Juan Sajid de Leon Imao(born 1972) is the second to the youngest son of Abdulmari Asia Imao (1936-2014), the first Moslem National Artist of the Philippines. Sajid, would go on to take up sculpture at the University of the Philippines (U.P.) College of Fine Arts (CFA), just like his father. Early on in his career, Imao was diagnosed with Retinitis Pigmentosa (RP), which would slowly diminish his eyesight. Although this would mean the death of any artist, Sajid took this as a challenge to continue making sculptures. This lead to many awards, such as the 2001 Ten Outstanding Young Men (TOYM) award.
At the northern side of the church is a small prayer garden, with Conrado de Leon’s House of Precasts’s 2007 sculpture of “The Agony in the Garden”.
Inside the church, the triangle design draws the viewer’s eyes upward, as to create a sense of awe.

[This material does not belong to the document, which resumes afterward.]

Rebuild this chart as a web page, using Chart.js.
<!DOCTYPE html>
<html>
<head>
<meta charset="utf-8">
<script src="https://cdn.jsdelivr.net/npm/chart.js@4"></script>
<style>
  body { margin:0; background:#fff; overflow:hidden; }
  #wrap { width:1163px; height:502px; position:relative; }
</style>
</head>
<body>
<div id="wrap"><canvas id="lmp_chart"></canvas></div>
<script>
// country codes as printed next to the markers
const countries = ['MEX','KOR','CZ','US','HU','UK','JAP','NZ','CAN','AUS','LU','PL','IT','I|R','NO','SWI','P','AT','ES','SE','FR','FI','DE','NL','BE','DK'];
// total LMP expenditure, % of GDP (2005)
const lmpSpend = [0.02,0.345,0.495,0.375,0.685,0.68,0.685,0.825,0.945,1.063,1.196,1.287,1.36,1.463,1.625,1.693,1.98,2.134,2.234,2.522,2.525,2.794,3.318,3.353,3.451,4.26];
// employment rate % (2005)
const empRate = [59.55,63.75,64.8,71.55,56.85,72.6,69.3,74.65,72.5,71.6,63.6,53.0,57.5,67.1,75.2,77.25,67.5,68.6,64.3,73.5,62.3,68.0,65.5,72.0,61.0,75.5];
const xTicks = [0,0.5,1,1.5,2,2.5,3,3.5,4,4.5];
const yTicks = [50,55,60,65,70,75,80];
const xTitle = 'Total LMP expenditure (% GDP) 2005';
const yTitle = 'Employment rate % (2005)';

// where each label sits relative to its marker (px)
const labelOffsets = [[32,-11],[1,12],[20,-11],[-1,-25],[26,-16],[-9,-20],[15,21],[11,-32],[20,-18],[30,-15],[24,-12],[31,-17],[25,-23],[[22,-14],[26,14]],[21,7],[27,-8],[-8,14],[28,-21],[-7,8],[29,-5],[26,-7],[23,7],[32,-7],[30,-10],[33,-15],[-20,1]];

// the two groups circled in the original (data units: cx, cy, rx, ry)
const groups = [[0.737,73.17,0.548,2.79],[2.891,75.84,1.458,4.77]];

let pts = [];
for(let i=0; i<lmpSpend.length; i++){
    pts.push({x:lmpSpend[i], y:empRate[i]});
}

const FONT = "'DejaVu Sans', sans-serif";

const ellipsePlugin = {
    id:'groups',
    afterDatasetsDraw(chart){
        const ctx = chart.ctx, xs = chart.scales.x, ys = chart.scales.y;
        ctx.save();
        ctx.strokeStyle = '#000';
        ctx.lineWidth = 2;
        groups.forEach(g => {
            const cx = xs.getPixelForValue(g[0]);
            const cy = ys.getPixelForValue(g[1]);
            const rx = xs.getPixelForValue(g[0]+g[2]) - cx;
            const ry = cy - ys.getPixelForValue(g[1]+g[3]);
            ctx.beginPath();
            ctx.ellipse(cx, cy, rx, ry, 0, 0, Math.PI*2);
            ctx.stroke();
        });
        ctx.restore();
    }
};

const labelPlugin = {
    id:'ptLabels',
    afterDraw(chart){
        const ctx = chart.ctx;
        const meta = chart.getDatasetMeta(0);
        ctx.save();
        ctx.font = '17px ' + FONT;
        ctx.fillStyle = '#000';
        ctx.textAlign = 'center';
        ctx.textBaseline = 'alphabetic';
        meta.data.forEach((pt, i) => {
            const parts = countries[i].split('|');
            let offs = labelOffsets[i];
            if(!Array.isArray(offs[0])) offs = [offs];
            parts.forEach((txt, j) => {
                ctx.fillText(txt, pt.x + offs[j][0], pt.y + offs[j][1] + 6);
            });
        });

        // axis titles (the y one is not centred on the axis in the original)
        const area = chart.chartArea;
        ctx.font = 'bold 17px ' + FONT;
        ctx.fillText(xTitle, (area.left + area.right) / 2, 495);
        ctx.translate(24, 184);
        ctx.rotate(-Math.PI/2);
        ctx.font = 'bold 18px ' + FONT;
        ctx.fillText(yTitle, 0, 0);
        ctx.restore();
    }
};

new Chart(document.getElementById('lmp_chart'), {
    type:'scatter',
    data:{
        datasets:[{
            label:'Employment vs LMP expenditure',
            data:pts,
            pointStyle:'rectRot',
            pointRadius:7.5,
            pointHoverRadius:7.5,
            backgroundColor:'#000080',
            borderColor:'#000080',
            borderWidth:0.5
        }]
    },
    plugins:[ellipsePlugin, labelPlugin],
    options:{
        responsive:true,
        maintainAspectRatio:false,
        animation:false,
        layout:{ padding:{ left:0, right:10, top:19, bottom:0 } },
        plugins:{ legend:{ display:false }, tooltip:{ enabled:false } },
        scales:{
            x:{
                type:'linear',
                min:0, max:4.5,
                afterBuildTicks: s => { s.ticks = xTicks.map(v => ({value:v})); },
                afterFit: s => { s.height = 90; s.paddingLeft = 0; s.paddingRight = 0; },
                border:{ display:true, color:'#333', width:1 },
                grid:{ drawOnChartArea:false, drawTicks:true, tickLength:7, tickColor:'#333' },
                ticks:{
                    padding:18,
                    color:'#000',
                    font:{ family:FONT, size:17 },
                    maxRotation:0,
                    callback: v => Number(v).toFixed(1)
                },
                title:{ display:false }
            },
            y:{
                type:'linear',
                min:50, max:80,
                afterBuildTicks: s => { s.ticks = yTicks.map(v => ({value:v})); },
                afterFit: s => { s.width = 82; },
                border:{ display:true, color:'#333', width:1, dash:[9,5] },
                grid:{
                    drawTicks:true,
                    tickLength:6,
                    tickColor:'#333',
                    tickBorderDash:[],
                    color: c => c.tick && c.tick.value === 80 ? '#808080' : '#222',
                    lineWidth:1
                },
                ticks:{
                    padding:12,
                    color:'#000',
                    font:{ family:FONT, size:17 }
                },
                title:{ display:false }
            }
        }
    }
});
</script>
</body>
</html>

At the altar in Juan Sajid Imao’s 2004 Crucifix, with Jesus’ head lifted up signifying his triumph over death.
At the entrance of the church is Architect Vincent Pinpin and Ronald Kraut‘s 2007 stained glass “Stations of the Cross”, with the basin for the Holy Water placed into a large rock.

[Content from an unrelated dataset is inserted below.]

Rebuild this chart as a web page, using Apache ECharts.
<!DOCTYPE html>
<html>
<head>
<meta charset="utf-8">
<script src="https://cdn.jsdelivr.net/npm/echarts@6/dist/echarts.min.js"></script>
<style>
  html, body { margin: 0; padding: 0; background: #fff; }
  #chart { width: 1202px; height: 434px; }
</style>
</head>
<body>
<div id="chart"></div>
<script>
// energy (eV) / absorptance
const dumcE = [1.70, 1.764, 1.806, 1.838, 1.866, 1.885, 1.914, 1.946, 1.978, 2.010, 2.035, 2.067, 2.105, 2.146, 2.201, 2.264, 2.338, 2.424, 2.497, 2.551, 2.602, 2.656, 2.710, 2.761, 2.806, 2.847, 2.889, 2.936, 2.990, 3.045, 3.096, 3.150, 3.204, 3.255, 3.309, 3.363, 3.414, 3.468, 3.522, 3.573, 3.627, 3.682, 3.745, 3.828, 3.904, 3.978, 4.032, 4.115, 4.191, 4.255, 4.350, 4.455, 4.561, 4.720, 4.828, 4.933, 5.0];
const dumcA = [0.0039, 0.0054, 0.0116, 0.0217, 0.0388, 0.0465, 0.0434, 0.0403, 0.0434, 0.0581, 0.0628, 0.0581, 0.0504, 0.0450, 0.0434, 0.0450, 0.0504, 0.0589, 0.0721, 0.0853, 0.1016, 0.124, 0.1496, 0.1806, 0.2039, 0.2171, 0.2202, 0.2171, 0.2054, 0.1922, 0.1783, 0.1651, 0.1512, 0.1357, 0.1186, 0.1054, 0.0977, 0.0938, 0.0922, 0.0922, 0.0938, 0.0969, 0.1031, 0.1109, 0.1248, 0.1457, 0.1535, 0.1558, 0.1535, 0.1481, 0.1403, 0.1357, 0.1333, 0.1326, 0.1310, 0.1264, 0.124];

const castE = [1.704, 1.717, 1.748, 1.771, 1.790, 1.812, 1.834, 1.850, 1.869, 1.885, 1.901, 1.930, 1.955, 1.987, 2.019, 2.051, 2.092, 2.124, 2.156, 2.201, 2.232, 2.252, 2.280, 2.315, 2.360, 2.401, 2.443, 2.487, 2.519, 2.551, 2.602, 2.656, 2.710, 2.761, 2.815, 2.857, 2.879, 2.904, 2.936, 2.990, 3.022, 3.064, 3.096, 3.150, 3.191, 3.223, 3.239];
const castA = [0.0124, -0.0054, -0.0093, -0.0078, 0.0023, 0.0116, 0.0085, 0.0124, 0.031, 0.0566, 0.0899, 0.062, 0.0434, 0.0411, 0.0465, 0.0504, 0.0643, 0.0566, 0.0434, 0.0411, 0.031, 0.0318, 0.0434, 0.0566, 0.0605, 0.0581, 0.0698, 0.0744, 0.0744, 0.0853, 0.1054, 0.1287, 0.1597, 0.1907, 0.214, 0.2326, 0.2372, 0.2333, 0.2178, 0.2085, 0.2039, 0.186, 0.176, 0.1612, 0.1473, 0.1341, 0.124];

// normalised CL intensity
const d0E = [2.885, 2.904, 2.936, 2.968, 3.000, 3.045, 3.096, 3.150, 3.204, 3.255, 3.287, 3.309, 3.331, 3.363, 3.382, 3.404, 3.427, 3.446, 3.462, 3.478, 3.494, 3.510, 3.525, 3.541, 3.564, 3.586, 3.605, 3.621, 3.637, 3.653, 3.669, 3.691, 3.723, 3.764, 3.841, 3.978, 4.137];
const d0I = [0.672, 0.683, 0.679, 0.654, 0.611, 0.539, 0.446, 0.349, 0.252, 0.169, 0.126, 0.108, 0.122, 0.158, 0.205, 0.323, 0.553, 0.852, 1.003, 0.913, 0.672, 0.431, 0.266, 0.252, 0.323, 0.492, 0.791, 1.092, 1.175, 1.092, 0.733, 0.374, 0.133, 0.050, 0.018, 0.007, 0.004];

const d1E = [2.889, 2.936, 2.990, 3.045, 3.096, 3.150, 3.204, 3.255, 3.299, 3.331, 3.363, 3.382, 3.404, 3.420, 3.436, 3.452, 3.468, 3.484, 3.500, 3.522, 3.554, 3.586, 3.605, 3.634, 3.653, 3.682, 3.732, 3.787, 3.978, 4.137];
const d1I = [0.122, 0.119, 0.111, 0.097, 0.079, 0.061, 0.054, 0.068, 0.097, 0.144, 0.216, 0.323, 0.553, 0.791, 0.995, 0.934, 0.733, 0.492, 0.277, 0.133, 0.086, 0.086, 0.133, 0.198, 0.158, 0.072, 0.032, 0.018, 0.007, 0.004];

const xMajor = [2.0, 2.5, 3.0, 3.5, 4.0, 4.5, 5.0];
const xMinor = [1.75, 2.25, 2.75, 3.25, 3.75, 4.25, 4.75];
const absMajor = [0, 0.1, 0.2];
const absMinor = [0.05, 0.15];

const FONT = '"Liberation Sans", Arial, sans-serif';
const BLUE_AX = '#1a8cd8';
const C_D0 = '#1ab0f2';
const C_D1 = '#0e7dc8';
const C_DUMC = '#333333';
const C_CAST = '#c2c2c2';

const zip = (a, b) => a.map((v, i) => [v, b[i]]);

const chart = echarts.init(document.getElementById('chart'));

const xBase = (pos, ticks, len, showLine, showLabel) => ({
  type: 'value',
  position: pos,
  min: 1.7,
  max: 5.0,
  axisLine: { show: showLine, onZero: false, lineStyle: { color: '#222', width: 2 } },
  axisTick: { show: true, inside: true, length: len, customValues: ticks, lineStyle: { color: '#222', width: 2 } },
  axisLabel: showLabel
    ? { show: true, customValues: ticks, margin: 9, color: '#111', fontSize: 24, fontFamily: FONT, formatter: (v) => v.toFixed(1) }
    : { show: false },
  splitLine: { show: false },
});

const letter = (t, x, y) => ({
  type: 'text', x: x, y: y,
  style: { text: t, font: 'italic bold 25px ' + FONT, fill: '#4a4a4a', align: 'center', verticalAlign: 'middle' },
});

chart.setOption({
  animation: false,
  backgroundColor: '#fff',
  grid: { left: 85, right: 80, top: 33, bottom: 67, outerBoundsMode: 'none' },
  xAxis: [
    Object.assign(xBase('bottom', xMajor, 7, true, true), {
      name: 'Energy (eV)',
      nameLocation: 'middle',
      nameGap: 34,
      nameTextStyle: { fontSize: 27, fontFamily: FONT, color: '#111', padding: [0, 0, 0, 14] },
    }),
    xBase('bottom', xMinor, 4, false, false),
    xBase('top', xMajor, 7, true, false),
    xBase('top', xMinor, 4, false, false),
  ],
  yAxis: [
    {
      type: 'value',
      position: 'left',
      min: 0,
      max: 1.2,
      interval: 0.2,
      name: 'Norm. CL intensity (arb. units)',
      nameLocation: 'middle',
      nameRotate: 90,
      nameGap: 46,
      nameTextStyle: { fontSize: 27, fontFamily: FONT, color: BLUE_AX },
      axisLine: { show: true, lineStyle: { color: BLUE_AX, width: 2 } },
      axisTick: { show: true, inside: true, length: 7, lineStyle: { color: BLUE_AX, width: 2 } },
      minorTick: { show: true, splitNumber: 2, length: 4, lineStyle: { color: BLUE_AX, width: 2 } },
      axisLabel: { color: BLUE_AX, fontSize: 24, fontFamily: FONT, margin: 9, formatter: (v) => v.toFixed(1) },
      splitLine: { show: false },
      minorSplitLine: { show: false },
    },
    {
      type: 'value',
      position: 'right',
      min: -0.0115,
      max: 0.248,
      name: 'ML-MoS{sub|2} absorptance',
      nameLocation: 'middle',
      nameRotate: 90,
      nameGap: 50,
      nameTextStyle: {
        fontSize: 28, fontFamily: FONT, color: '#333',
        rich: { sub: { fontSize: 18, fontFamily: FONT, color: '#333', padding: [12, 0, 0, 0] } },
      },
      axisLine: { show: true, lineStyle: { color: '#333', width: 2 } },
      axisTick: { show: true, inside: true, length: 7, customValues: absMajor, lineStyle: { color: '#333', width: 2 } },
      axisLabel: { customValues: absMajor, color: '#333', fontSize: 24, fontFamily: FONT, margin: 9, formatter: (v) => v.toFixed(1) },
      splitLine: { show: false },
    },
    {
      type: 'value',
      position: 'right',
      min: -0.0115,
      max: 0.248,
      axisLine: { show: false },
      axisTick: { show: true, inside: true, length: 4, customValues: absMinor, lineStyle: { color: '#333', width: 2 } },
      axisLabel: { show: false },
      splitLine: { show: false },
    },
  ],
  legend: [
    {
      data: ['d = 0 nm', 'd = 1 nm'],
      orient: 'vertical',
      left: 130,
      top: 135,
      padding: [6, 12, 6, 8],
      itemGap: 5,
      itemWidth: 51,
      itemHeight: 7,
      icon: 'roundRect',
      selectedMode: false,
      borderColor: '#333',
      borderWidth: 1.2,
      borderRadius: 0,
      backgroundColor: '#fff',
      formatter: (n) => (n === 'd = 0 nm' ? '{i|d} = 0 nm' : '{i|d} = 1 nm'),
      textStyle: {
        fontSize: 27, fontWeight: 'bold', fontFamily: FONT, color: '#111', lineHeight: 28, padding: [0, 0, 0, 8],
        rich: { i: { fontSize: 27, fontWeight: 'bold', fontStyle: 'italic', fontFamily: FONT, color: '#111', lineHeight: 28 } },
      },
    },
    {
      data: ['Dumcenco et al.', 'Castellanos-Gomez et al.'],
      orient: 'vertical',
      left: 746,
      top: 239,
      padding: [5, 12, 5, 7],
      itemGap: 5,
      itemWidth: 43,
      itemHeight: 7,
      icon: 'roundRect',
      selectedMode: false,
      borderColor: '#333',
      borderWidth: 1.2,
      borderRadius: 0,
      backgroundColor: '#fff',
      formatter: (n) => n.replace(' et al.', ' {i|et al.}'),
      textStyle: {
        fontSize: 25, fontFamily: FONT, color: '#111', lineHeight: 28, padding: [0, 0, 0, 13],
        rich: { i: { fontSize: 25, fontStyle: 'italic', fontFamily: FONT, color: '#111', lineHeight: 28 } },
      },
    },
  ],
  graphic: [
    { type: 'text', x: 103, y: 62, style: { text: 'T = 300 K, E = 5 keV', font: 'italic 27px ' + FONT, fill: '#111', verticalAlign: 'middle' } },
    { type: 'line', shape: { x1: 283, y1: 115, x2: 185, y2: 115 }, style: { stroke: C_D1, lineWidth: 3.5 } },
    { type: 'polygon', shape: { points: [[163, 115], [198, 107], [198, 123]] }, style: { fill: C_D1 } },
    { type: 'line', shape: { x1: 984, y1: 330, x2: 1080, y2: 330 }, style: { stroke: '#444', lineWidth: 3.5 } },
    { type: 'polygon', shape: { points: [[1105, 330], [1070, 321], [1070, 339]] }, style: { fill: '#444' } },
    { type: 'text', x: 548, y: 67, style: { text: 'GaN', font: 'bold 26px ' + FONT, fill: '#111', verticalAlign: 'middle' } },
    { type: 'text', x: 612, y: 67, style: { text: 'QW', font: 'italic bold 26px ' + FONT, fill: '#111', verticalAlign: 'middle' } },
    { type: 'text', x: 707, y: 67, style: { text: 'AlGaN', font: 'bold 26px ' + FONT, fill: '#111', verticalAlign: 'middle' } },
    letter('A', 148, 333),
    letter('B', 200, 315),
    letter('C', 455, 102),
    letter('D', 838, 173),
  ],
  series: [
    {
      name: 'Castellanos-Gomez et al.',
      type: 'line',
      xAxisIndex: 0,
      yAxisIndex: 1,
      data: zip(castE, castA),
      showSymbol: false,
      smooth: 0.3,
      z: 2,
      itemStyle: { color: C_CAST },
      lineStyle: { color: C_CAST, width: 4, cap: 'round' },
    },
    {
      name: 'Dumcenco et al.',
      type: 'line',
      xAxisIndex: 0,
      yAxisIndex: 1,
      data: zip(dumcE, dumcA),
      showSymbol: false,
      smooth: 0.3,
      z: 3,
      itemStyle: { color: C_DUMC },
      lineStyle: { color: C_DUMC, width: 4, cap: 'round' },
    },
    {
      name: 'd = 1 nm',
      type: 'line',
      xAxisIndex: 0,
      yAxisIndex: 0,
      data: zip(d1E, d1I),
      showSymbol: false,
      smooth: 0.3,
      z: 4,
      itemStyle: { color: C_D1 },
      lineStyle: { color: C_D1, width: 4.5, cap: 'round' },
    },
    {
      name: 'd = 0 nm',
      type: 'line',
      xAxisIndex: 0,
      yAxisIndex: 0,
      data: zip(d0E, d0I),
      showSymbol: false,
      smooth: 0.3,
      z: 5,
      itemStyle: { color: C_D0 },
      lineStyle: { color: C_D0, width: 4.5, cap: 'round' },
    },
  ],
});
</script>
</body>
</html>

Arch. Vincent Martin “Veepee” Bondoc Pinpin (born 1967) is a graduate of the Ateneo De Manila University, and he completed his degree in Architecture from the University of the Philippines, Diliman. Aside from teaching Asian Vernacular Architecture at the Loyola Schools, Ateneo De Manila University, Arch. Pinpin has also worked on the redevelopment of certain building in the Ateneo. Pinpin is also the owner of the successful firm, VMBPArchitecturals.
Around the church’s interiors are Volks Bustiniera’s 2008 carved wood “Stations of the Cross”, which were said to be made of trees felled from either a storm or from the trees cleared on Sacred Heart Hill.

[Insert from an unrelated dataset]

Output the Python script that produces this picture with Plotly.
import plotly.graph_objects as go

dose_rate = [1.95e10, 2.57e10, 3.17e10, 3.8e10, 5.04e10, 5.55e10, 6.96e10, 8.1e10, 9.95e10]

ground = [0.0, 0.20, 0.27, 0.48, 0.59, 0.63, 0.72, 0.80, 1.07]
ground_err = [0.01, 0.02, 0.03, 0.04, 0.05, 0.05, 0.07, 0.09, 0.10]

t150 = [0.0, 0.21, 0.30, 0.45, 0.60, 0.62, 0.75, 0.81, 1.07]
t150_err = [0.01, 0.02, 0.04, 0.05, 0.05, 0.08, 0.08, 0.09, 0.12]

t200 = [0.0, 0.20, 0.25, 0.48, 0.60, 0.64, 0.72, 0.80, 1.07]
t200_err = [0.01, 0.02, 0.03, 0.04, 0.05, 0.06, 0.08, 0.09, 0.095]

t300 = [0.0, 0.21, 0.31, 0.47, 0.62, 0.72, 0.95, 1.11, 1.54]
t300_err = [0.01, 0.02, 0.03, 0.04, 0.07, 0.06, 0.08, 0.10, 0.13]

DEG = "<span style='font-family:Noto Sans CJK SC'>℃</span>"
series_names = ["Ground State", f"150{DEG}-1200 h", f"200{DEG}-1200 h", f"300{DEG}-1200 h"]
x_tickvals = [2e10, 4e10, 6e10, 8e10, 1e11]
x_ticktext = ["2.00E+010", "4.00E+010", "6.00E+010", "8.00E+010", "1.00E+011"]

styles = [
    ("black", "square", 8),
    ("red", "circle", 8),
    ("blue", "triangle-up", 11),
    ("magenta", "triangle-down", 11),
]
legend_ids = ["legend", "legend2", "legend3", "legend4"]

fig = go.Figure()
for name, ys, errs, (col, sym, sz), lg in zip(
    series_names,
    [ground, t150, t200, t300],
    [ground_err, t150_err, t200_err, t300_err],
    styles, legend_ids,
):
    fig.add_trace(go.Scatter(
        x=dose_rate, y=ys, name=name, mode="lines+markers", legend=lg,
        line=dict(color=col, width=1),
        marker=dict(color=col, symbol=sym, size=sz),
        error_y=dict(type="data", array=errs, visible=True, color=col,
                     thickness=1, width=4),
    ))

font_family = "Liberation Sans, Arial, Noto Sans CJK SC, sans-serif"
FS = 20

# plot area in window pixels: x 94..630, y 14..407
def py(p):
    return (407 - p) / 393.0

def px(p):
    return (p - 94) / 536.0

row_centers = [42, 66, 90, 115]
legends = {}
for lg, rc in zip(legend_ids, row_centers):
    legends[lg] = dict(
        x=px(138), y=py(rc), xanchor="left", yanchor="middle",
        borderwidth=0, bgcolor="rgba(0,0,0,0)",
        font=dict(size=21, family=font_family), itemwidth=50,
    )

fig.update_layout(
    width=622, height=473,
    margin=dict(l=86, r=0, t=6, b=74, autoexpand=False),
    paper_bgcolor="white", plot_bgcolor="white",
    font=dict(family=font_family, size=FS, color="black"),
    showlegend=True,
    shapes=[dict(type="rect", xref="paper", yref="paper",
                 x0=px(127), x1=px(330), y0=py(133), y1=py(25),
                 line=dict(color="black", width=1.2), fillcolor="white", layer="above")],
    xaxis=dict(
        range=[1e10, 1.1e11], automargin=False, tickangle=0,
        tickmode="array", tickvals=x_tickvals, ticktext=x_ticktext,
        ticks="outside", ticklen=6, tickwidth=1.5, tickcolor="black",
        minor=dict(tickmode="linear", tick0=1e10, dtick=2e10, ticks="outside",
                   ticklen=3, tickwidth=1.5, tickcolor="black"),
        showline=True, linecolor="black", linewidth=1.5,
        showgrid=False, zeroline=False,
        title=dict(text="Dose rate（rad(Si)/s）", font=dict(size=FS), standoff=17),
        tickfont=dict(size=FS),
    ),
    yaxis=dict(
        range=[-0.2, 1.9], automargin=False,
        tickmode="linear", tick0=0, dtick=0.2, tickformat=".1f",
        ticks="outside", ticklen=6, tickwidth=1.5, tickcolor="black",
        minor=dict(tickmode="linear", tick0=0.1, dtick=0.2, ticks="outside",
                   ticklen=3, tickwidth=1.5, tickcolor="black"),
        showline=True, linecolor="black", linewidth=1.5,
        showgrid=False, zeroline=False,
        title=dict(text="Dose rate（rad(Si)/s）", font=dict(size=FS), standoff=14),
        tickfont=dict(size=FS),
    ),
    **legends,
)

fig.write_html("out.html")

At the sides of the church, there are two adoration chapels. The first is the Chapel of the Immaculate Concepcion, which was built in 2006. The focal point of the chapel is the wooden Immaculate Conception floating inside a golden sun with resin white clouds. This sculpture was created by Justino ‘Paloy’ Cagayat, in 2006.
Justino ‘Paloy‘ A. Cagayat Jr. (1960) is a third-generation woodcarver from Paete, Laguna. Cagayat graduated from the Mapua Institute of Technology with a degree and license in Mining Engineering, but he opted to return to his hometown and continue the tradition of wood carving. Cagayat was already known in Paete, when he gain fame for sculpting the fictional “Machete” used in the movies that starred Cesar Montano in 1990 and Gardo Versoza in 1993.
Around the Chapel of the Immaculate Concepcion are etched glass images of “Marian Devotees” by Jose T. Badelles. Aside from the etched glass images, a mural titled “December 8, 1941” runs almost the whole perimeter of the chapel, with images of children in a Marian procession. This painting by Felix Mago Miguel speaks of the innocence and power of faith amidst the horrors of the Japanese invasion of the Philippines, on that fateful date of December 8, 1941.
On the opposite side of the church is the Chapel of the Sacred Heart, which was designed by Architect Vicent Pinpin, in 2007. The tabernacle was created by the sculptor Juan Sajid Imao.
Sitting in the corner of the Chapel of the Sacred Heart is an undated wooden sculpture of the Head of Christ, by an unidentified artist. It sits as a silent witness to the prayers and conversations that passed through the Church of the Gesù.